Equation (3) reaches the minimum. By substituting Equation (4) into Equation (3), we get:

$${T(m}_1,\cdots {,m}_q)={{\displaystyle \sum }}_{j=1}^{q+1}{{\displaystyle \sum }}_{{i=m}_{j-1}}^{m_j-1}{{(X}_i{-Y}_j)}^2$$

(5)

In the range of ${1<m}_1<\cdots {<m}_q\le n$, Equation (5) is adjusted iteratively to reach the minimum. The steps are:

(1)

Set a set of initial values $m_1,\cdots {,m}_q$ (${1<m}_1<\cdots {<m}_q\le n$);

(2)

Select the first two terms of Equation (5); the sum is calculated by:

$$\mathrm{W}={\displaystyle \sum }_{i=1}^{m_1-1}{\left(X_i-Y_1\right)}^2+{\displaystyle \sum }_{i=m_1}^{m_2-1}{\left(X_i-Y_2\right)}^2$$

(6)

where Y₁ and Y₂ are calculated by Equation (4) based on the initial values $m_1,\cdots {,m}_q$. m₂ remains unchanged, and m₁ is adjusted in a range of 1 < m₁ < m₂ to minimize W; that is, n = m₂, q = 1. W reaches the minimum value m_1, denoted as $m_1^{\prime }$.

(3)

The sum of the second and third terms of Equation (5) is determined by substituting $m_1^{\prime }$ into m₁; we obtain:

$$\mathrm{W}={\displaystyle \sum }_{i=m_1^{\prime }}^{m_2-1}{\left(X_i-Y_2\right)}^2+{\displaystyle \sum }_{i=m_2}^{m_3-1}{\left(X_i-Y_3\right)}^2$$

(7)

where Y₂ and Y₃ are calculated by Equation (4). However, m₁ is replaced by $m_1^{\prime }$, and $m_1^{\prime }$ and m₃ remain unchanged, while $m_2$ is adjusted within $m_1^{\prime }<m_2<m_3$ to minimize W. W reaches the minimum value m₂, denoted as $m_2^{\prime }$.

(4)

$m_2^{\prime }$ and m₄ remain unchanged, and m₃ is adjusted to get $m_3^{\prime }$. Iteratively, a set of new values $m_1^{″}$, …, $m_q^{″}$ are obtained. Take them as initial values, go back to the first step to get another set of new values $m_1^{″}$, …, $m_q^{″}$, and then go back to the first step. This iterative process continues until there is no adjustment needed (the new value exactly equals to the previous one). The final value, which is denoted as ${\widehat{m}}_1\cdots {\widehat{m}}_q$, can be used as an estimate of the change-point $m_1,\cdots {,m}_q$. The minimum value of T in Equation (3) is T($m_1,\cdots {,m}_q$), denoted as ${\mathrm{T}}_q$.

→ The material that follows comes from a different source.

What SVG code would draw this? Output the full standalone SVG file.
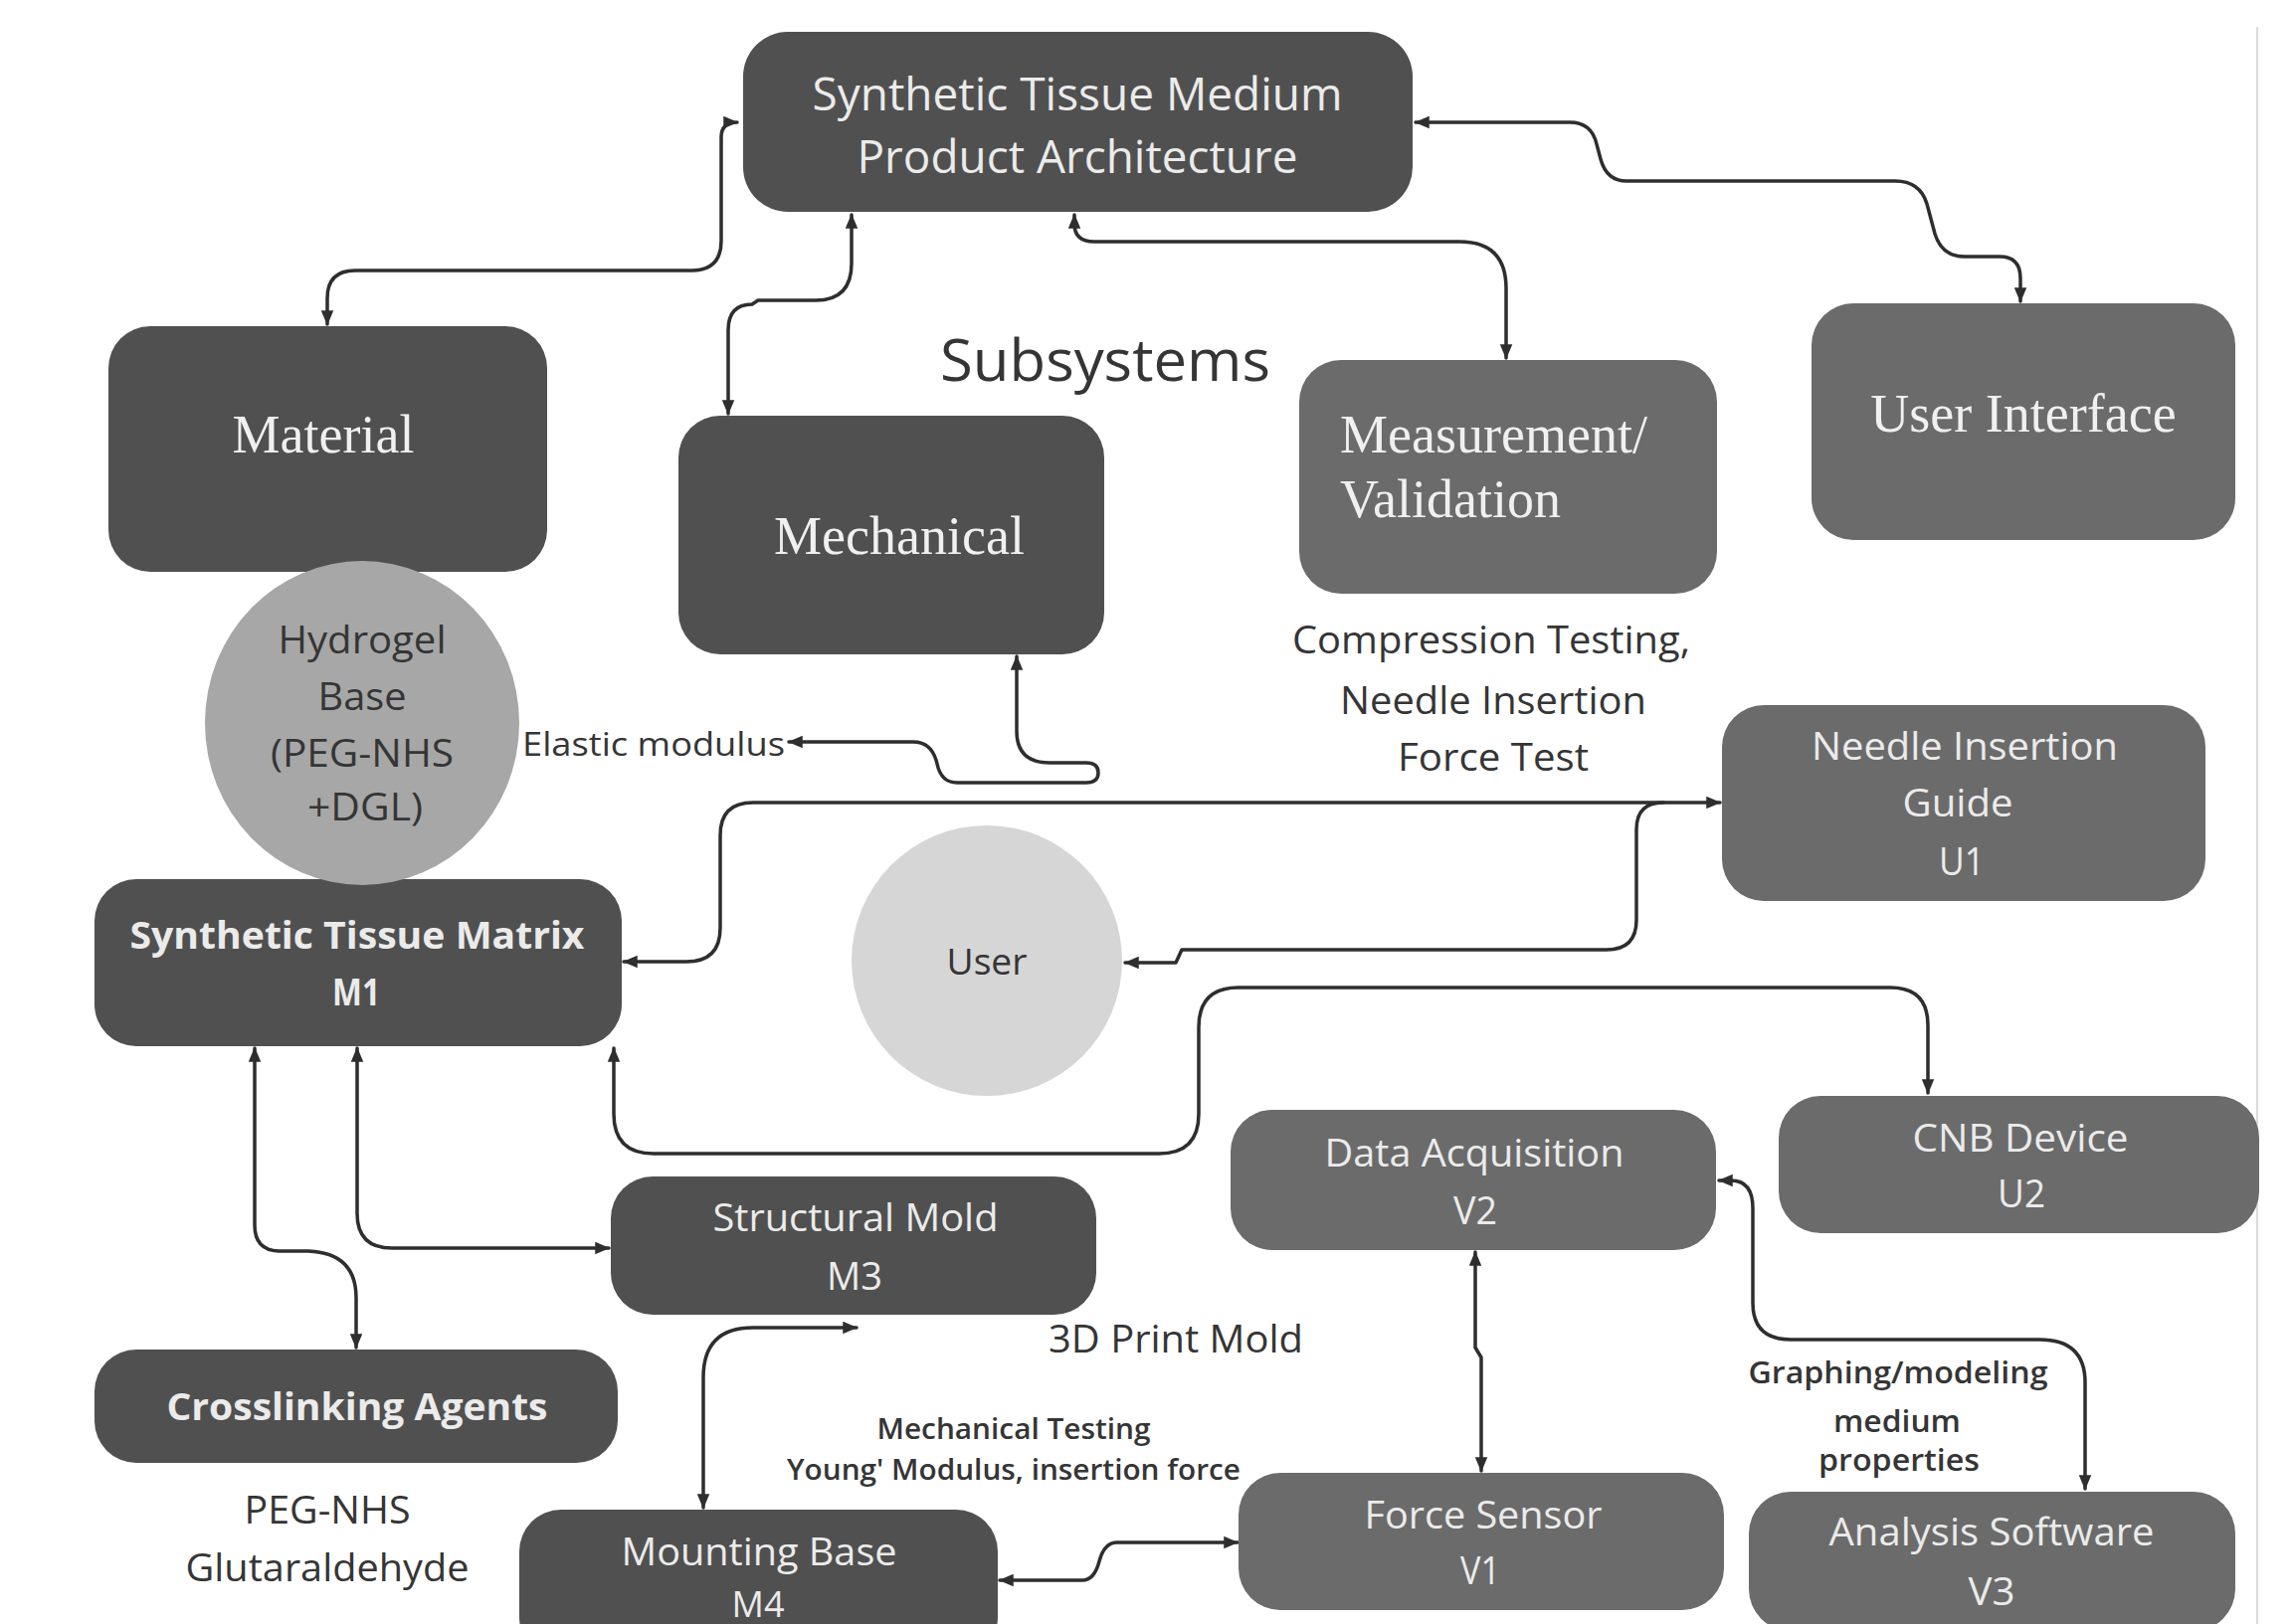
<svg xmlns="http://www.w3.org/2000/svg" width="2305" height="1633" viewBox="0 0 2305 1633">
<style>
.dk{fill:#505050}
.md{fill:#6b6b6b}
.wt{font-family:"Open Sans","Liberation Sans",sans-serif;fill:#ebebeb;text-anchor:middle}
.wb{font-family:"Open Sans","Liberation Sans",sans-serif;fill:#ebebeb;text-anchor:middle;font-weight:700}
.sf{font-family:"Liberation Serif","DejaVu Serif",serif;fill:#f0f0f0;font-size:54px}
.lb{font-family:"Open Sans","Liberation Sans",sans-serif;fill:#353535;text-anchor:middle}
.cn{fill:none;stroke:#2e2e2e;stroke-width:3.5;stroke-linecap:round;stroke-linejoin:round}
.bi{marker-start:url(#ah);marker-end:url(#ah)}
.one{marker-end:url(#ah)}
</style>
<defs>
<marker id="ah" viewBox="0 0 12 10" refX="11" refY="5" markerWidth="15" markerHeight="13" markerUnits="userSpaceOnUse" orient="auto-start-reverse">
<path d="M0,0 L12,5 L0,10 z" fill="#2e2e2e"/>
</marker>
</defs>
<rect width="2305" height="1633" fill="#ffffff"/>
<line x1="2269" y1="27" x2="2269" y2="1633" stroke="#dcdcdc" stroke-width="2"/>

<g id="connectors">
<path class="cn bi" d="M329,326 V300 Q329,272 357,272 H695 Q725,272 725,242 V138 Q725,123 741,123"/>
<path class="cn bi" d="M856,216 V265 Q856,302 820,302 H762 L756,306 Q732,306 732,332 V416"/>
<path class="cn bi" d="M1080,216 V225 Q1080,243 1100,243 H1467 Q1514,243 1514,290 V360"/>
<path class="cn bi" d="M1423,123 H1578 Q1600,123 1605,145 L1609,160 Q1615,182 1635,182 H1905 Q1930,182 1937,205 L1945,235 Q1952,258 1975,258 H2010 Q2031,258 2031,280 V303"/>
<path class="cn bi" d="M627,967 H690 Q724,967 724,933 V840 Q724,807 757,807 H1729"/>
<path class="cn one" d="M1672,807 Q1645,807 1645,834 V925 Q1645,955 1615,955 H1188 L1182,968 H1131"/>
<path class="cn bi" d="M617,1054 V1120 Q617,1160 657,1160 H1165 Q1205,1160 1205,1120 V1033 Q1205,993 1245,993 H1900 Q1938,993 1938,1031 V1099"/>
<path class="cn bi" d="M256,1054 V1232 Q256,1257 280,1258 H310 Q358,1260 358,1305 V1355"/>
<path class="cn bi" d="M359,1054 V1220 Q359,1255 394,1255 H612"/>
<path class="cn bi" d="M707,1516 V1385 Q707,1335 757,1335 H861"/>
<path class="cn bi" d="M1005,1589 H1088 Q1100,1589 1105,1570 Q1110,1551 1123,1551 H1244"/>
<path class="cn bi" d="M1483,1259 V1355 L1489,1365 V1479"/>
<path class="cn bi" d="M1728,1187 H1740 Q1762,1187 1762,1215 V1310 Q1762,1347 1800,1347 H2050 Q2096,1347 2096,1390 V1497"/>
<path class="cn bi" d="M1022,660 V735 Q1022,767 1055,767 H1092 Q1104,767 1104,777 Q1104,787 1092,787 H962 Q946,787 942,768 Q937,746 918,746 H793"/>
</g>

<g id="architecture">
<rect class="dk" x="747" y="32" width="673" height="181" rx="45"/>
<text class="wt" x="1083" y="111" font-size="46" textLength="533" lengthAdjust="spacingAndGlyphs">Synthetic Tissue Medium</text>
<text class="wt" x="1083" y="174" font-size="46" textLength="443" lengthAdjust="spacingAndGlyphs">Product Architecture</text>
</g>

<g id="subsystems-label">
<text class="lb" x="1111" y="383" font-size="58" textLength="332" lengthAdjust="spacingAndGlyphs">Subsystems</text>
</g>

<g id="material">
<rect class="dk" x="109" y="328" width="441" height="247" rx="42"/>
<text class="sf" x="325" y="455" text-anchor="middle">Material</text>
</g>

<g id="mechanical">
<rect class="dk" x="682" y="418" width="428" height="240" rx="42"/>
<text class="sf" x="904" y="557" text-anchor="middle">Mechanical</text>
</g>

<g id="measurement">
<rect class="md" x="1306" y="362" width="420" height="235" rx="42"/>
<text class="sf" x="1347" y="455">Measurement/</text>
<text class="sf" x="1347" y="520">Validation</text>
</g>

<g id="user-interface">
<rect class="md" x="1821" y="305" width="426" height="238" rx="42"/>
<text class="sf" x="2034" y="434" text-anchor="middle">User Interface</text>
</g>

<g id="m1">
<rect class="dk" x="95" y="884" width="530" height="168" rx="42"/>
<text class="wb" x="359" y="954" font-size="38" textLength="457" lengthAdjust="spacingAndGlyphs">Synthetic Tissue Matrix</text>
<text class="wb" x="358" y="1011" font-size="38" textLength="48" lengthAdjust="spacingAndGlyphs">M1</text>
</g>

<g id="hydrogel">
<ellipse cx="364" cy="727" rx="158" ry="163" fill="#a7a7a7"/>
<text class="lb" x="364" y="657" font-size="38" textLength="169" lengthAdjust="spacingAndGlyphs">Hydrogel</text>
<text class="lb" x="364" y="714" font-size="38" textLength="89" lengthAdjust="spacingAndGlyphs">Base</text>
<text class="lb" x="364" y="771" font-size="38" textLength="184" lengthAdjust="spacingAndGlyphs">(PEG-NHS</text>
<text class="lb" x="367" y="825" font-size="38" textLength="116" lengthAdjust="spacingAndGlyphs">+DGL)</text>
</g>

<g id="elastic-label">
<text class="lb" x="657" y="760" font-size="32" textLength="264" lengthAdjust="spacingAndGlyphs">Elastic modulus</text>
</g>

<g id="compression-label">
<text class="lb" x="1499" y="657" font-size="38" textLength="400" lengthAdjust="spacingAndGlyphs">Compression Testing,</text>
<text class="lb" x="1501" y="718" font-size="38" textLength="308" lengthAdjust="spacingAndGlyphs">Needle Insertion</text>
<text class="lb" x="1501" y="775" font-size="38" textLength="192" lengthAdjust="spacingAndGlyphs">Force Test</text>
</g>

<g id="user">
<circle cx="992" cy="966" r="136" fill="#d6d6d6"/>
<text class="lb" x="992" y="980" font-size="37" textLength="81" lengthAdjust="spacingAndGlyphs">User</text>
</g>

<g id="u1">
<rect class="md" x="1731" y="709" width="486" height="197" rx="42"/>
<text class="wt" x="1975" y="764" font-size="38" textLength="308" lengthAdjust="spacingAndGlyphs">Needle Insertion</text>
<text class="wt" x="1968" y="821" font-size="38" textLength="111" lengthAdjust="spacingAndGlyphs">Guide</text>
<text class="wt" x="1972" y="880" font-size="38" textLength="46" lengthAdjust="spacingAndGlyphs">U1</text>
</g>

<g id="u2">
<rect class="md" x="1788" y="1102" width="483" height="138" rx="42"/>
<text class="wt" x="2031" y="1158" font-size="38" textLength="217" lengthAdjust="spacingAndGlyphs">CNB Device</text>
<text class="wt" x="2032" y="1214" font-size="38" textLength="48" lengthAdjust="spacingAndGlyphs">U2</text>
</g>

<g id="v2">
<rect class="md" x="1237" y="1116" width="488" height="141" rx="42"/>
<text class="wt" x="1482" y="1173" font-size="38" textLength="301" lengthAdjust="spacingAndGlyphs">Data Acquisition</text>
<text class="wt" x="1483" y="1231" font-size="38" textLength="44" lengthAdjust="spacingAndGlyphs">V2</text>
</g>

<g id="m3">
<rect class="dk" x="614" y="1183" width="488" height="139" rx="42"/>
<text class="wt" x="860" y="1238" font-size="38" textLength="287" lengthAdjust="spacingAndGlyphs">Structural Mold</text>
<text class="wt" x="859" y="1297" font-size="38" textLength="56" lengthAdjust="spacingAndGlyphs">M3</text>
</g>

<g id="print-label">
<text class="lb" x="1182" y="1360" font-size="38" textLength="256" lengthAdjust="spacingAndGlyphs">3D Print Mold</text>
</g>

<g id="crosslinking">
<rect class="dk" x="95" y="1357" width="526" height="114" rx="42"/>
<text class="wb" x="359" y="1428" font-size="38" textLength="383" lengthAdjust="spacingAndGlyphs">Crosslinking Agents</text>
</g>

<g id="crosslinking-label">
<text class="lb" x="329" y="1532" font-size="38" textLength="167" lengthAdjust="spacingAndGlyphs">PEG-NHS</text>
<text class="lb" x="329" y="1590" font-size="38" textLength="285" lengthAdjust="spacingAndGlyphs">Glutaraldehyde</text>
</g>

<g id="mech-testing-label">
<text class="lb" x="1019" y="1447" font-size="29" font-weight="600" textLength="275" lengthAdjust="spacingAndGlyphs">Mechanical Testing</text>
<text class="lb" x="1019" y="1488" font-size="29" font-weight="600" textLength="456" lengthAdjust="spacingAndGlyphs">Young' Modulus, insertion force</text>
</g>

<g id="m4">
<rect class="dk" x="522" y="1518" width="481" height="150" rx="42"/>
<text class="wt" x="763" y="1574" font-size="38" textLength="277" lengthAdjust="spacingAndGlyphs">Mounting Base</text>
<text class="wt" x="762" y="1626" font-size="36" textLength="53" lengthAdjust="spacingAndGlyphs">M4</text>
</g>

<g id="v1">
<rect class="md" x="1245" y="1481" width="488" height="138" rx="42"/>
<text class="wt" x="1491" y="1537" font-size="38" textLength="239" lengthAdjust="spacingAndGlyphs">Force Sensor</text>
<text class="wt" x="1488" y="1593" font-size="38" textLength="40" lengthAdjust="spacingAndGlyphs">V1</text>
</g>

<g id="graphing-label">
<text class="lb" x="1908" y="1391" font-size="31" font-weight="600" textLength="301" lengthAdjust="spacingAndGlyphs">Graphing/modeling</text>
<text class="lb" x="1907" y="1440" font-size="31" font-weight="600" textLength="128" lengthAdjust="spacingAndGlyphs">medium</text>
<text class="lb" x="1909" y="1479" font-size="31" font-weight="600" textLength="162" lengthAdjust="spacingAndGlyphs">properties</text>
</g>

<g id="v3">
<rect class="md" x="1758" y="1500" width="489" height="140" rx="42"/>
<text class="wt" x="2002" y="1554" font-size="38" textLength="327" lengthAdjust="spacingAndGlyphs">Analysis Software</text>
<text class="wt" x="2002" y="1614" font-size="38" textLength="47" lengthAdjust="spacingAndGlyphs">V3</text>
</g>
</svg>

2.2.3. Estimating the Number of Change-Points

When analyzing the change-point problems, we follow the following steps: the first step is to detect if there is a change-point or not. If the null hypothesis (no change-point) is accepted, it means that there will be no change-point (the test method is presented below); if it is rejected, at most, q change points are allowed to be proposed. The following methods are used: put q = k in Equation (3) and determine the minimum value T_k of T, that is T₁, $\cdots$, T_k. We can see T₁ ≥ T₂ ≥ $\cdots$ ≥ T_k. Considering the structure of Equation (3) and the minimum value of formula ${\displaystyle \sum }{\left(a_i-b\right)}^2$ at $b=a$, if there are only k change points, T_k is not much greater than T_K+1. Otherwise, if there are more than k, T_k is significantly higher than T_K+1 (the jump size of parameter mean at the change-point should be considered). The following empirical rules are often used to study practical problems: if the values decrease dramatically from T₁ to T_k and keep flattening after that, the estimated value of the change-point is k. After determining k, q in Equation (3) is substituted by k, and the values of ${\widehat{m}}_1\cdots {\widehat{m}}_q$ are obtained by minimizing T as the estimate of the change-point position.

The minimum value of $T_k/T_q$ (in Equation (5)) can be considered as $T_q$, which is more than 1. A number slightly larger than 1 can be set, such as 1.1, making $T_k/T_q\ge 1.1$ the change-point estimate.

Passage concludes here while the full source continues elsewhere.